* **TASK BRIEF**: Transcribe the listing exactly, leaving out every picture.

* **INFORMATION GIVEN**:
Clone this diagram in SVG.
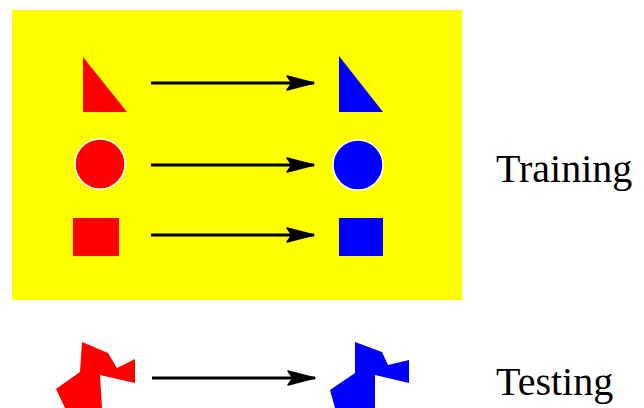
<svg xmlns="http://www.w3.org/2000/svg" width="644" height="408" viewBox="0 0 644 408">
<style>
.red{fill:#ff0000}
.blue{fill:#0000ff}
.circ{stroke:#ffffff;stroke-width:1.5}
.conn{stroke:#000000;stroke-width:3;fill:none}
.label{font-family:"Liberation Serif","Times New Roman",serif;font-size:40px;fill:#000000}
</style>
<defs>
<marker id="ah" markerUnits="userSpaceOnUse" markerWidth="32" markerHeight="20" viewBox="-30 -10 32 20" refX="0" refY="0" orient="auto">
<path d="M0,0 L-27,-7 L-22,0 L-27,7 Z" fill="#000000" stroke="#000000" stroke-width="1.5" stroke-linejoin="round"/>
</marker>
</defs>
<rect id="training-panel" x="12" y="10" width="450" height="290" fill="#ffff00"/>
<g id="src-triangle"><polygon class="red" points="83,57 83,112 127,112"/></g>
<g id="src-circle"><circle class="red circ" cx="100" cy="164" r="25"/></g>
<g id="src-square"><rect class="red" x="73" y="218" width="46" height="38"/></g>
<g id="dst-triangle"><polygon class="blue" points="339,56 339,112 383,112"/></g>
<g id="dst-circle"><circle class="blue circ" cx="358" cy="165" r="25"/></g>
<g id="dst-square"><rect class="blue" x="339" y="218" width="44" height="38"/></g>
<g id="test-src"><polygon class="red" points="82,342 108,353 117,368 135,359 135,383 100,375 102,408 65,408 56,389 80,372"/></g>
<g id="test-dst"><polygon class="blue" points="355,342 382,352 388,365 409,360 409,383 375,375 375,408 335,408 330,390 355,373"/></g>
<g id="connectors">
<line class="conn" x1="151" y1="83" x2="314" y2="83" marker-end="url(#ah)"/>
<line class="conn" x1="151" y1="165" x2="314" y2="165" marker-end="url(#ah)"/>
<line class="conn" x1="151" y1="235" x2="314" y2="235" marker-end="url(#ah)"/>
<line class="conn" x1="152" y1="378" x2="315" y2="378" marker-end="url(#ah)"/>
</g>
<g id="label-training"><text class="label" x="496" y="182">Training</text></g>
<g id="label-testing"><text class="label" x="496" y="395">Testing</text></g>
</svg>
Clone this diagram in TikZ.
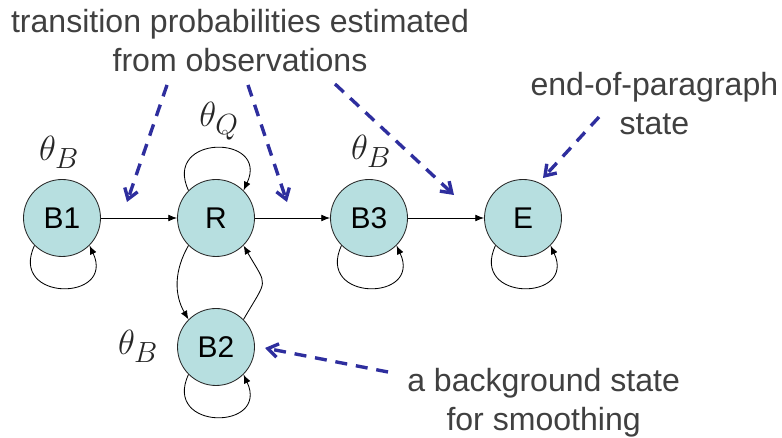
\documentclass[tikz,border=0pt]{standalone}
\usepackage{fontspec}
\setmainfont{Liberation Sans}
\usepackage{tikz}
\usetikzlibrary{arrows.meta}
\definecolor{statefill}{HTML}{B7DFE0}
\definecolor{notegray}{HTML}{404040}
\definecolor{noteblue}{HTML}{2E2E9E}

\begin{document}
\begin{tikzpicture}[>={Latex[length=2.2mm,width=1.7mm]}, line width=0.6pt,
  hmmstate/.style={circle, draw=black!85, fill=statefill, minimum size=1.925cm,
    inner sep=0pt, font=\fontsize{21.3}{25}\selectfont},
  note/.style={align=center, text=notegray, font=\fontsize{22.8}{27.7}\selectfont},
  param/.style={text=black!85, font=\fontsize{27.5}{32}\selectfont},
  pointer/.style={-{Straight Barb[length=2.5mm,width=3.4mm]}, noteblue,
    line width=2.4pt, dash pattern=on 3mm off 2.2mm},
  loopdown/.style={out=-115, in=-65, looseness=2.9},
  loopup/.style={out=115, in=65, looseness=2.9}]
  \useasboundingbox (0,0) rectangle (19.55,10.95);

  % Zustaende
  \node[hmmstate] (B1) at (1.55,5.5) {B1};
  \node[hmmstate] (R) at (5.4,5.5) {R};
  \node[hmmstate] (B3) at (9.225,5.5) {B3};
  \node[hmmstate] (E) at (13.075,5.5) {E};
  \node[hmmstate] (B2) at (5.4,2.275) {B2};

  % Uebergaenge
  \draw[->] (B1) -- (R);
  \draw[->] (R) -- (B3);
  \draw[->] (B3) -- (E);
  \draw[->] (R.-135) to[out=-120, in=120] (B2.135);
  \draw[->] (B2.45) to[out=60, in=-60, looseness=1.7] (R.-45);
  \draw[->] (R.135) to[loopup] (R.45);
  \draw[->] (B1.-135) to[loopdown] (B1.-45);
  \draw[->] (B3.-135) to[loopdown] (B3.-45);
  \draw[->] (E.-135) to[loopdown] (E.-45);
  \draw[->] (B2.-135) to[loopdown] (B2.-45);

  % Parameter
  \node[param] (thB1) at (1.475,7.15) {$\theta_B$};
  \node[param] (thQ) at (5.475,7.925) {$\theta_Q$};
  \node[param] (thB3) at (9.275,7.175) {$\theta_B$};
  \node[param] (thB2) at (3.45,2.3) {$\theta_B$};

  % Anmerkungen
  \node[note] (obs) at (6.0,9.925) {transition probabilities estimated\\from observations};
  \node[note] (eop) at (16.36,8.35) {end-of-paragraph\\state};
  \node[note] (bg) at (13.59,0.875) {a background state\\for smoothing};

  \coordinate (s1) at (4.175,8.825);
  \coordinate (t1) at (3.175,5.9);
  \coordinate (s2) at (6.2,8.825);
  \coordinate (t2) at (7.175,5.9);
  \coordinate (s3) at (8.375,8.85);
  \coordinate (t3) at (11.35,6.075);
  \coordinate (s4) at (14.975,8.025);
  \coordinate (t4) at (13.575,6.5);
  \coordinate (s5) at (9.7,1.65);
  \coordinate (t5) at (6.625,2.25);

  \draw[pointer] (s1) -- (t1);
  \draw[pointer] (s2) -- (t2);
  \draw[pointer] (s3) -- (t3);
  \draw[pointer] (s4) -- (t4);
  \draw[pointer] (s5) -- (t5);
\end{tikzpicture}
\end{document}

* **CORRECT OUTPUT**:
Clone this diagram in SVG.
<svg xmlns="http://www.w3.org/2000/svg" width="644" height="408" viewBox="0 0 644 408">
<style>
.red{fill:#ff0000}
.blue{fill:#0000ff}
.circ{stroke:#ffffff;stroke-width:1.5}
.conn{stroke:#000000;stroke-width:3;fill:none}
.label{font-family:"Liberation Serif","Times New Roman",serif;font-size:40px;fill:#000000}
</style>
<defs>
<marker id="ah" markerUnits="userSpaceOnUse" markerWidth="32" markerHeight="20" viewBox="-30 -10 32 20" refX="0" refY="0" orient="auto">
<path d="M0,0 L-27,-7 L-22,0 L-27,7 Z" fill="#000000" stroke="#000000" stroke-width="1.5" stroke-linejoin="round"/>
</marker>
</defs>
<rect id="training-panel" x="12" y="10" width="450" height="290" fill="#ffff00"/>
<g id="src-triangle"><polygon class="red" points="83,57 83,112 127,112"/></g>
<g id="src-circle"><circle class="red circ" cx="100" cy="164" r="25"/></g>
<g id="src-square"><rect class="red" x="73" y="218" width="46" height="38"/></g>
<g id="dst-triangle"><polygon class="blue" points="339,56 339,112 383,112"/></g>
<g id="dst-circle"><circle class="blue circ" cx="358" cy="165" r="25"/></g>
<g id="dst-square"><rect class="blue" x="339" y="218" width="44" height="38"/></g>
<g id="test-src"><polygon class="red" points="82,342 108,353 117,368 135,359 135,383 100,375 102,408 65,408 56,389 80,372"/></g>
<g id="test-dst"><polygon class="blue" points="355,342 382,352 388,365 409,360 409,383 375,375 375,408 335,408 330,390 355,373"/></g>
<g id="connectors">
<line class="conn" x1="151" y1="83" x2="314" y2="83" marker-end="url(#ah)"/>
<line class="conn" x1="151" y1="165" x2="314" y2="165" marker-end="url(#ah)"/>
<line class="conn" x1="151" y1="235" x2="314" y2="235" marker-end="url(#ah)"/>
<line class="conn" x1="152" y1="378" x2="315" y2="378" marker-end="url(#ah)"/>
</g>
<g id="label-training"><text class="label" x="496" y="182">Training</text></g>
<g id="label-testing"><text class="label" x="496" y="395">Testing</text></g>
</svg>
Clone this diagram in TikZ.
\documentclass[tikz,border=0pt]{standalone}
\usepackage{fontspec}
\setmainfont{Liberation Sans}
\usepackage{tikz}
\usetikzlibrary{arrows.meta}
\definecolor{statefill}{HTML}{B7DFE0}
\definecolor{notegray}{HTML}{404040}
\definecolor{noteblue}{HTML}{2E2E9E}

\begin{document}
\begin{tikzpicture}[>={Latex[length=2.2mm,width=1.7mm]}, line width=0.6pt,
  hmmstate/.style={circle, draw=black!85, fill=statefill, minimum size=1.925cm,
    inner sep=0pt, font=\fontsize{21.3}{25}\selectfont},
  note/.style={align=center, text=notegray, font=\fontsize{22.8}{27.7}\selectfont},
  param/.style={text=black!85, font=\fontsize{27.5}{32}\selectfont},
  pointer/.style={-{Straight Barb[length=2.5mm,width=3.4mm]}, noteblue,
    line width=2.4pt, dash pattern=on 3mm off 2.2mm},
  loopdown/.style={out=-115, in=-65, looseness=2.9},
  loopup/.style={out=115, in=65, looseness=2.9}]
  \useasboundingbox (0,0) rectangle (19.55,10.95);

  % Zustaende
  \node[hmmstate] (B1) at (1.55,5.5) {B1};
  \node[hmmstate] (R) at (5.4,5.5) {R};
  \node[hmmstate] (B3) at (9.225,5.5) {B3};
  \node[hmmstate] (E) at (13.075,5.5) {E};
  \node[hmmstate] (B2) at (5.4,2.275) {B2};

  % Uebergaenge
  \draw[->] (B1) -- (R);
  \draw[->] (R) -- (B3);
  \draw[->] (B3) -- (E);
  \draw[->] (R.-135) to[out=-120, in=120] (B2.135);
  \draw[->] (B2.45) to[out=60, in=-60, looseness=1.7] (R.-45);
  \draw[->] (R.135) to[loopup] (R.45);
  \draw[->] (B1.-135) to[loopdown] (B1.-45);
  \draw[->] (B3.-135) to[loopdown] (B3.-45);
  \draw[->] (E.-135) to[loopdown] (E.-45);
  \draw[->] (B2.-135) to[loopdown] (B2.-45);

  % Parameter
  \node[param] (thB1) at (1.475,7.15) {$\theta_B$};
  \node[param] (thQ) at (5.475,7.925) {$\theta_Q$};
  \node[param] (thB3) at (9.275,7.175) {$\theta_B$};
  \node[param] (thB2) at (3.45,2.3) {$\theta_B$};

  % Anmerkungen
  \node[note] (obs) at (6.0,9.925) {transition probabilities estimated\\from observations};
  \node[note] (eop) at (16.36,8.35) {end-of-paragraph\\state};
  \node[note] (bg) at (13.59,0.875) {a background state\\for smoothing};

  \coordinate (s1) at (4.175,8.825);
  \coordinate (t1) at (3.175,5.9);
  \coordinate (s2) at (6.2,8.825);
  \coordinate (t2) at (7.175,5.9);
  \coordinate (s3) at (8.375,8.85);
  \coordinate (t3) at (11.35,6.075);
  \coordinate (s4) at (14.975,8.025);
  \coordinate (t4) at (13.575,6.5);
  \coordinate (s5) at (9.7,1.65);
  \coordinate (t5) at (6.625,2.25);

  \draw[pointer] (s1) -- (t1);
  \draw[pointer] (s2) -- (t2);
  \draw[pointer] (s3) -- (t3);
  \draw[pointer] (s4) -- (t4);
  \draw[pointer] (s5) -- (t5);
\end{tikzpicture}
\end{document}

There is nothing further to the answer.